MANCHESTER, NH — A Hillsborough County Superior Court judge has refused to issue an injunction preventing the city from installing surveillance cameras on Elm Street that will send a live feed to police department dispatchers who will view it monitor it 24-hours-a-day.
Judge Tina L. Nadeau, in a nine-page order issued Monday, also ruled that two of the four people who sought the injunction — Carla Gericke, a Manchester activist who led a protest against the cameras last April outside City Hall and John “Brinck” Slattery, a city resident who is communications director of a technology start-up company in the city — have standing to bring suit because they own property in the city and are taxpayers.
The other two petitioners, former New Hampshire State Representative Neal Kurk of Weare, who drafted the law in 2006, and Holly Beene Seal, who resides in the city, are not city taxpayers and, therefore, the judge ruled, do not have standing to bring a lawsuit. Their cases were dismissed.
While an injunction was not issued, Gilles Bissonnette, legal director of the American Civil Liberties Union of New Hampshire who represented the petitioners, said the case will proceed to trial.
“In today’s decision, the court states that the city will be committing a crime when its planned surveillance cameras inevitably capture motorists’ identifying information. Thus, if implemented, the cameras will inevitably expose the city to criminal liability,” Bissonnette said. “While we are disappointed with the court’s decision to not issue an order immediately stopping the placement of surveillance cameras on Elm Street, we urge the city to cease its plan to install these surveillance cameras that, as the court noted, will inevitably cause the city to commit a crime. The department should heed this warning from the court. In the meantime, today’s decision is only preliminary, and the case will proceed.”
Bissonnette pointed to Nadeau’s order in which she said the court “agrees with petitioners that the simple act of a government employee recognizing a vehicle or its occupants, without taking additional steps such as running a license plate through dispatch, constitutes a violation of the statute as written. The court further agrees that it is virtually inevitable that in reviewing the footage generated by the cameras, a government actor will, given enough time, recognize someone in a car on Elm Street even if by accident”— an act which is a crime under the statute, according to the ACLU-NH.
The judge also said, however, that the surveillance cameras capturing identifying information about the petitioners’ vehicles as they drive along Elm Street is not illegal. It would only become illegal if a dispatcher or other government employee recognized the occupants.

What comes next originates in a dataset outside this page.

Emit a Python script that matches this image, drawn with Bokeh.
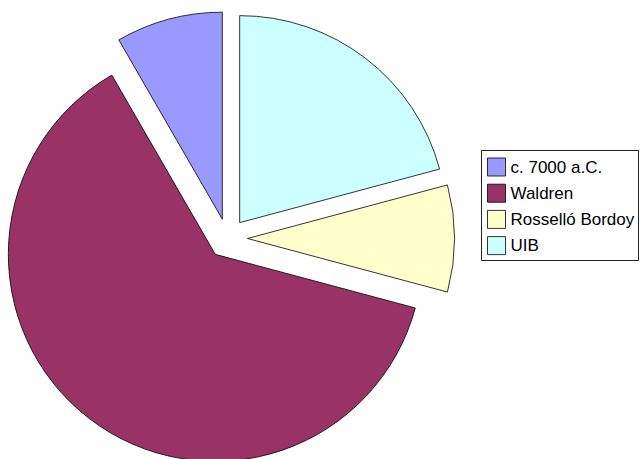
import math
from bokeh.plotting import figure
from bokeh.models import Range1d, ColumnDataSource
from bokeh.embed import file_html
from bokeh.resources import INLINE
from bokeh.core.properties import value

# ---- data ----
categories = ["c. 7000 a.C.", "Waldren", "Rosselló Bordoy", "UIB"]
counts = [4, 30, 4, 10]
colors = ["#9999FF", "#993366", "#FFFFCC", "#CCFFFF"]

# ---- layout constants (pixel-like data units, y measured up from image bottom) ----
W, H = 640, 459
IMG_H = 459
CX, CY = 227, IMG_H - 238
R = 207
EXPLODE = 20

p = figure(width=W, height=H, output_backend="svg", toolbar_location=None,
           x_range=Range1d(0, W), y_range=Range1d(IMG_H - H, IMG_H),
           min_border=0, x_axis_location=None, y_axis_location=None)
p.grid.visible = False
p.outline_line_color = None
p.background_fill_color = "white"
p.border_fill_color = "white"

total = float(sum(counts))
xs, ys, ss, es = [], [], [], []
a = math.pi / 2
for v in counts:
    sweep = 2 * math.pi * v / total
    s, e = a, a + sweep
    mid = (s + e) / 2
    xs.append(CX + EXPLODE * math.cos(mid))
    ys.append(CY + EXPLODE * math.sin(mid))
    ss.append(s)
    es.append(e)
    a = e

src = ColumnDataSource(dict(x=xs, y=ys, s=ss, e=es, color=colors, cat=categories))
p.wedge(x="x", y="y", radius=R, start_angle="s", end_angle="e",
        direction="anticlock", fill_color="color", line_color="black",
        line_width=0.8, source=src)

# ---- legend ----
LX0, LX1, LY0, LY1 = 481, 638, 150, 260
p.rect(x=[(LX0 + LX1) / 2], y=[IMG_H - (LY0 + LY1) / 2], width=[LX1 - LX0],
       height=[LY1 - LY0], fill_color="white", line_color="#222222", line_width=1)
row_y = [IMG_H - (166.5 + 26.2 * i) for i in range(len(categories))]
lsrc = ColumnDataSource(dict(y=row_y, color=colors, cat=categories))
p.rect(x=496, y="y", width=18, height=18, fill_color="color", line_color="black",
       line_width=0.8, source=lsrc)
p.text(x=510, y="y", text="cat", text_font=value("Liberation Sans"),
       text_font_size="17px", text_baseline="middle", text_align="left",
       text_color="black", source=lsrc)

open("out.html", "w").write(file_html(p, INLINE))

A quirk in the law makes it legal for the public, under Right-to-Know, to view the footage and recognize individuals on it and illegal for police, according to the court order.
Mayor Joyce Craig was pleased with the ruling issued Monday.
“Through modern approaches to fighting crime, the Manchester Police Department’s efforts are making our city a better and safer place,” she said. “The security cameras offer our police department yet another tool to increase public safety downtown and throughout the city.”
The law at issue was passed by the New Hampshire Legislature in 2006.
The judge noted that the statute says, in part, “surveillance” means the act of determining the ownership of motor vehicle or the identity of motor vehicle’s occupants on the public ways of the state or its political subdivisions through the use of camera that by itself or in conjunction with other devices or information can be used to determine the ownership of motor vehicle or the identity of motor vehicle’s occupants. ll. Neither the state of New Hampshire nor its political subdivisions shall engage in surveillance on any public ways of the state or its political subdivisions. V. Any person violating the provisions of this section shall be guilty of violation if natural person, or guilty of misdemeanor if any other person.”
Police obtained approval from the Board of Mayor and Alderman to install the highly sophisticated video cameras, which cost about $14,500 in the area of City Hall.
Bissonette, at a July hearing, argued that that violates the privacy rights of people inside motor vehicles whose images would be captured along with the vehicles’ license plates which, under state law, is prohibited.
Peter Chiesa, a deputy Manchester city solicitor, said the city has no intention to record motorists. The cameras would be pointed at storefronts and sidewalks, where there is no expectation of privacy.
Police plan to set up three permanent cameras near City Hall looking north and south on Elm Street with a live feed to dispatchers who will monitor them 24 hours a day, seven days a week.
Chief Carlo Capano told the aldermen the recordings would be kept for 14 days and be used to help police investigate incidents such as lewdness and drug use along Elm Street. He said there will be no facial recognition software and no license plate readers in use.
According to court documents, the city wants to buy the cameras, which can zoom in for close-ups and do surveillance in total darkness, for $14,424 from PELMAC Industries.